● Figure scripts:
══════

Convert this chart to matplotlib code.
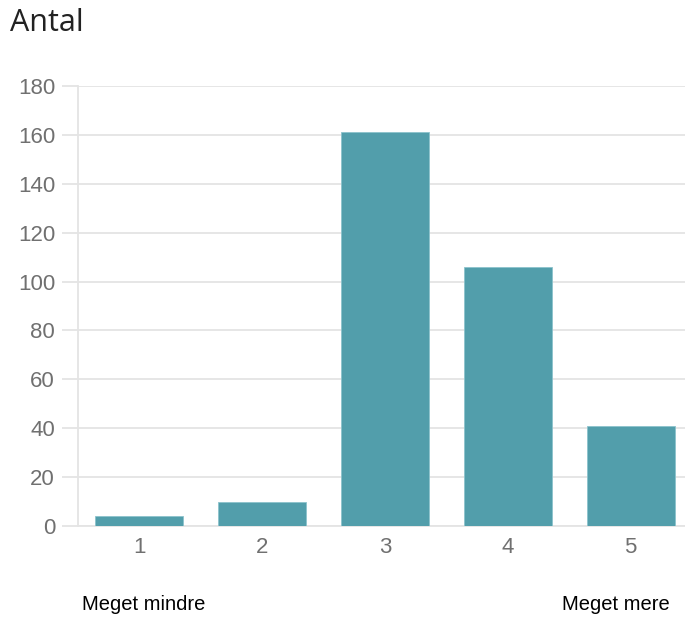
import matplotlib
matplotlib.use('Agg')
import matplotlib.pyplot as plt

categories = ['1', '2', '3', '4', '5']
counts = [4, 10, 161, 106, 41]
y_ticks = [0, 20, 40, 60, 80, 100, 120, 140, 160, 180]

fig = plt.figure(figsize=(6.85, 6.18), dpi=100)
ax = fig.add_axes([78 / 685, 92 / 618, 614 / 685, 440 / 618])

x = range(len(categories))
ax.bar(x, counts, width=0.717, color='#529eab', edgecolor='#8cc3cc', linewidth=0.6, zorder=3)

ax.set_xlim(-0.5, len(categories) - 0.5)
ax.set_ylim(0, 180)
ax.set_yticks(y_ticks)
ax.set_xticks(list(x))
ax.set_xticklabels(categories)

ax.grid(axis='y', color='#e4e4e4', linewidth=1.3, zorder=0)
ax.grid(axis='x', visible=False)
for side in ['top', 'right']:
    ax.spines[side].set_visible(False)
ax.spines['left'].set_color('#e4e4e4')
ax.spines['left'].set_linewidth(1.3)
ax.spines['bottom'].set_color('#e4e4e4')
ax.spines['bottom'].set_linewidth(1.3)

ax.tick_params(axis='y', length=11.5, width=1.3, color='#e4e4e4', pad=5,
               labelsize=16, labelcolor='#707070')
ax.tick_params(axis='x', length=0, pad=8, labelsize=16, labelcolor='#707070')
for lab in ax.get_xticklabels() + ax.get_yticklabels():
    lab.set_family('Liberation Sans')

fig.text(10 / 685, 1 - 23 / 618, 'Antal', fontsize=22, color='#222222',
         family='Open Sans', va='center', ha='left')
fig.text(144 / 685, 1 - 605 / 618, 'Meget mindre', fontsize=14.5, color='black',
         family='Liberation Sans', va='center', ha='center')
fig.text(616 / 685, 1 - 605 / 618, 'Meget mere', fontsize=14.5, color='black',
         family='Liberation Sans', va='center', ha='center')

fig.savefig('out.png', dpi=100)
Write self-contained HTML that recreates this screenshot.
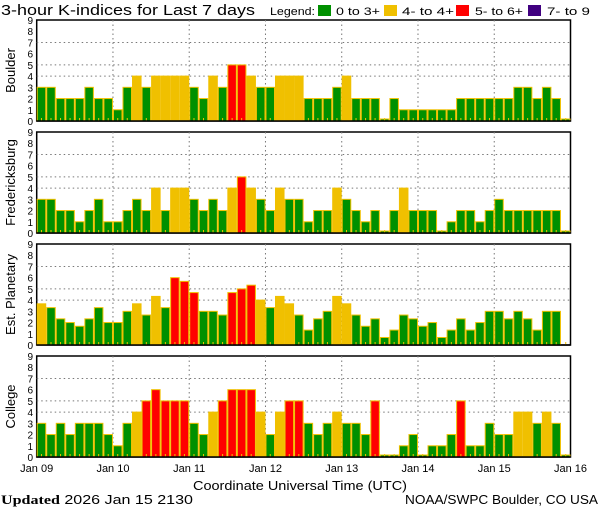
<!DOCTYPE html>
<html><head><meta charset="utf-8"><style>
body{margin:0;background:#fff;width:600px;height:510px;overflow:hidden}
svg{display:block;font-family:"Liberation Sans",sans-serif}
</style></head><body>
<svg id="chart" width="600" height="510" viewBox="0 0 600 510" xmlns="http://www.w3.org/2000/svg">
<text x="1" y="15" font-size="15" fill="#000" textLength="254" lengthAdjust="spacingAndGlyphs">3-hour K-indices for Last 7 days</text>
<g font-size="11">
<text x="270" y="15" textLength="45" lengthAdjust="spacingAndGlyphs">Legend:</text>
<rect x="318" y="5" width="13" height="11" fill="#009000"/>
<text x="336" y="15" textLength="44" lengthAdjust="spacingAndGlyphs">0 to 3+</text>
<rect x="384" y="5" width="13" height="11" fill="#f0c000"/>
<text x="402" y="15" textLength="52" lengthAdjust="spacingAndGlyphs">4- to 4+</text>
<rect x="456" y="5" width="13" height="11" fill="#ff0000"/>
<text x="475" y="15" textLength="48" lengthAdjust="spacingAndGlyphs">5- to 6+</text>
<rect x="528" y="5" width="13" height="11" fill="#400080"/>
<text x="547" y="15" textLength="43" lengthAdjust="spacingAndGlyphs">7- to 9</text>
</g>
<g id="panels"></g>
<text x="193" y="490" font-size="13" textLength="214" lengthAdjust="spacingAndGlyphs">Coordinate Universal Time (UTC)</text>
<text x="1" y="504" font-size="13" textLength="192" lengthAdjust="spacingAndGlyphs"><tspan font-family="Liberation Serif" font-weight="bold">Updated</tspan> 2026 Jan 15 2130</text>
<text x="405" y="504" font-size="13" textLength="193" lengthAdjust="spacingAndGlyphs">NOAA/SWPC Boulder, CO USA</text>
</svg>
<script>
const stations = ["Boulder","Fredericksburg","Est. Planetary","College"];
const dayLabels = ["Jan 09","Jan 10","Jan 11","Jan 12","Jan 13","Jan 14","Jan 15","Jan 16"];
const yTicks = [0,1,2,3,4,5,6,7,8,9];
const boulder = [3,3,2,2,2,3,2,2, 1,3,4,3,4,4,4,4, 3,2,4,3,5,5,4,3, 3,4,4,4,2,2,2,3, 4,2,2,2,0,2,1,1, 1,1,1,1,2,2,2,2, 2,2,3,3,2,3,2,0];
const fredericksburg = [3,3,2,2,1,2,3,1, 1,2,3,2,4,2,4,4, 3,2,3,2,4,5,4,3, 2,4,3,3,1,2,2,4, 3,2,1,2,0,2,4,2, 2,2,0,1,2,2,1,2, 3,2,2,2,2,2,2,0];
const planetary = [3.67,3.33,2.33,2,1.67,2.33,3.33,2, 2,3,3.67,2.67,4.33,3.33,6,5.67, 4.67,3,3,2.67,4.67,5,5.33,4, 3.33,4.33,3.67,2.67,1.33,2.33,3,4.33, 3.67,2.67,1.67,2.33,0.67,1.33,2.67,2.33, 1.67,2,0.67,1.33,2.33,1.33,2,3, 3,2.33,3,2.33,1.33,3,3,null];
const college = [3,2,3,2,3,3,3,2, 1,3,4,5,6,5,5,5, 3,2,4,5,6,6,6,4, 2,4,5,5,3,2,3,4, 3,3,2,5,0,0,1,2, 0,1,1,2,5,1,1,3, 2,2,4,4,3,4,3,0];
const series = [boulder,fredericksburg,planetary,college];

const NS="http://www.w3.org/2000/svg";
const X0=36.7, X1=570.5, N=56, PH=101;
const tops=[20,132,244,356];
const bw=(X1-X0)/N;
function xPos(i){return X0+i*bw;}
function mk(tag,attrs,parent){const e=document.createElementNS(NS,tag);for(const k in attrs)e.setAttribute(k,attrs[k]);parent.appendChild(e);return e;}
function color(v){return v>=6.67?"#400080":v>=4.67?"#ff0000":v>=3.67?"#f0c000":"#009000";}
const root=document.getElementById("panels");
stations.forEach((name,p)=>{
  const top=tops[p], bot=top+PH;
  const yPos=v=>bot-v*PH/9;
  const g=mk("g",{},root);
  
  
  const frame=mk("rect",{x:X0,y:top,width:X1-X0,height:PH,fill:"#fff",stroke:"#000","stroke-width":1.5},g);
  
  
  [4,5,7].forEach(v=>{
    const l=mk("line",{x1:X0,x2:X1,y1:yPos(v),y2:yPos(v),stroke:"#777","stroke-dasharray":"1.5,3"},g);
    
    
  });
  for(let d=1;d<7;d++){
    const l=mk("line",{x1:xPos(d*8),x2:xPos(d*8),y1:top,y2:bot,stroke:"#777","stroke-dasharray":"1.5,3"},g);
    
    
  }
  series[p].forEach((v,i)=>{
    if(v===null)return;
    const h=Math.max(v*PH/9,2);
    const r=mk("rect",{x:xPos(i)+0.5,y:bot-h,width:bw-1,height:h,fill:color(v),stroke:"#f0c000","stroke-width":1},g);
    
    
  });
  series[p].forEach((v,i)=>{
    const t=mk("rect",{x:xPos(i)+bw/2-0.5,y:bot-3,width:1,height:3,fill:"#f0c000"},g);
    
    
  });
  mk("line",{x1:X0,x2:X1,y1:bot,y2:bot,stroke:"#000","stroke-width":1.5},g);
  yTicks.forEach(v=>{
    const t=mk("text",{x:33,y:yPos(v)+4,"font-size":10,"text-anchor":"end"},g);
    t.textContent=v;
    
    
  });
  const lab=mk("text",{x:0,y:0,"font-size":13,"text-anchor":"middle",transform:`translate(15,${top+PH/2}) rotate(-90)`},g);
  lab.textContent=name;
  
  
});
dayLabels.forEach((d,i)=>{
  const t=mk("text",{x:xPos(i*8),y:472,"font-size":11,"text-anchor":"middle"},root);
  t.textContent=d;
  
  
});
</script>
</body></html>
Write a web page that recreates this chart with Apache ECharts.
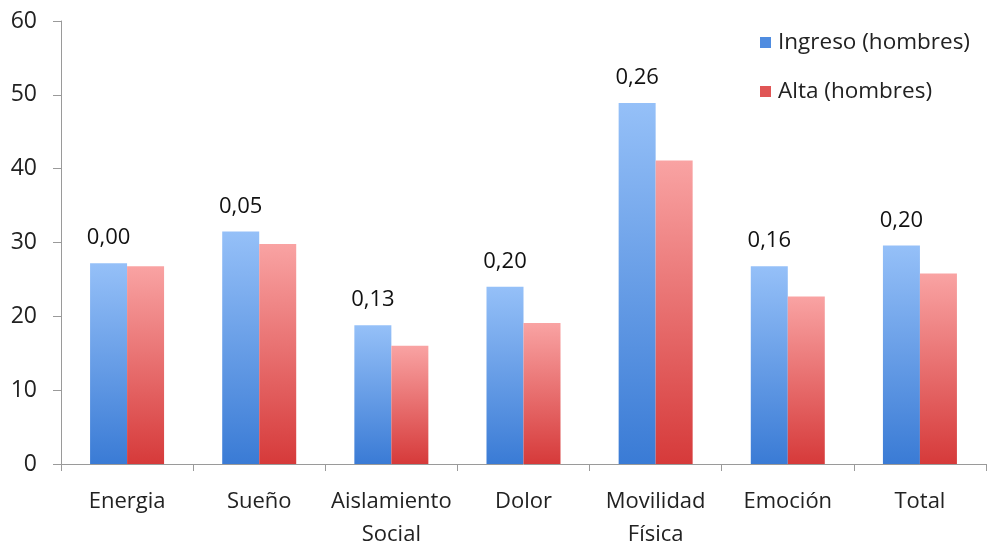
<!DOCTYPE html>
<html>
<head>
<meta charset="utf-8">
<script src="https://cdn.jsdelivr.net/npm/echarts@6/dist/echarts.min.js"></script>
<style>html,body{margin:0;padding:0;background:#fff}#c{width:991px;height:547px}</style>
</head>
<body>
<div id="c"></div>
<script>
const categories = ['Energia', 'Sueño', 'Aislamiento\nSocial', 'Dolor', 'Movilidad\nFísica', 'Emoción', 'Total'];
const ingresoHombres = [27.2, 31.5, 18.8, 24.0, 48.9, 26.8, 29.6];
const altaHombres = [26.8, 29.8, 16.0, 19.1, 41.1, 22.7, 25.8];
const pLabels = ['0,00', '0,05', '0,13', '0,20', '0,26', '0,16', '0,20'];
const yTicks = [0, 10, 20, 30, 40, 50, 60];

const font = 'Open Sans';
const chart = echarts.init(document.getElementById('c'));
function grad(top, bottom) {
  return new echarts.graphic.LinearGradient(0, 0, 0, 1, [
    { offset: 0, color: top }, { offset: 1, color: bottom }
  ]);
}
chart.setOption({
  animation: false,
  backgroundColor: '#ffffff',
  grid: { left: 61, right: 5, top: 21, bottom: 83, containLabel: false, outerBoundsMode: 'none' },
  legend: {
    orient: 'vertical', left: 755, top: 26, itemGap: 26,
    itemWidth: 11, itemHeight: 11, icon: 'rect',
    textStyle: { fontFamily: font, fontSize: 22.5, color: '#222', padding: [0, 0, 0, 2] },
    data: [
      { name: 'Ingreso (hombres)', itemStyle: { color: '#4f8ce0' } },
      { name: 'Alta (hombres)', itemStyle: { color: '#e05555' } }
    ]
  },
  xAxis: {
    type: 'category', data: categories,
    axisLine: { lineStyle: { color: '#9a9a9a', width: 1 } },
    axisTick: { show: true, length: 7, lineStyle: { color: '#9a9a9a' } },
    axisLabel: { fontFamily: font, fontSize: 22, color: '#222', margin: 21, lineHeight: 33, interval: 0 }
  },
  yAxis: {
    type: 'value', min: yTicks[0], max: yTicks[yTicks.length - 1], interval: 10,
    splitLine: { show: false },
    axisLine: { show: true, lineStyle: { color: '#9a9a9a', width: 1 } },
    axisTick: { show: true, length: 8, lineStyle: { color: '#9a9a9a' } },
    axisLabel: { fontFamily: font, fontSize: 23, color: '#222', margin: 24 }
  },
  series: [
    {
      name: 'Ingreso (hombres)', type: 'bar', data: ingresoHombres,
      barWidth: 37, barGap: '0%',
      itemStyle: { color: grad('#95c0f8', '#3a7bd5') },
      label: {
        show: true, position: 'top', distance: 14,
        fontFamily: font, fontSize: 22, color: '#111',
        formatter: p => pLabels[p.dataIndex]
      }
    },
    {
      name: 'Alta (hombres)', type: 'bar', data: altaHombres,
      barWidth: 37, barGap: '0%',
      itemStyle: { color: grad('#f9a3a3', '#d63a3a') }
    }
  ]
});
</script>
</body>
</html>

══════

● REQUIREMENT: Check each line of the entries above for the word "Write". List the ones that have it.

● COMPLETED EXERCISE:
Write self-contained HTML that recreates this screenshot.
Write a web page that recreates this chart with Apache ECharts.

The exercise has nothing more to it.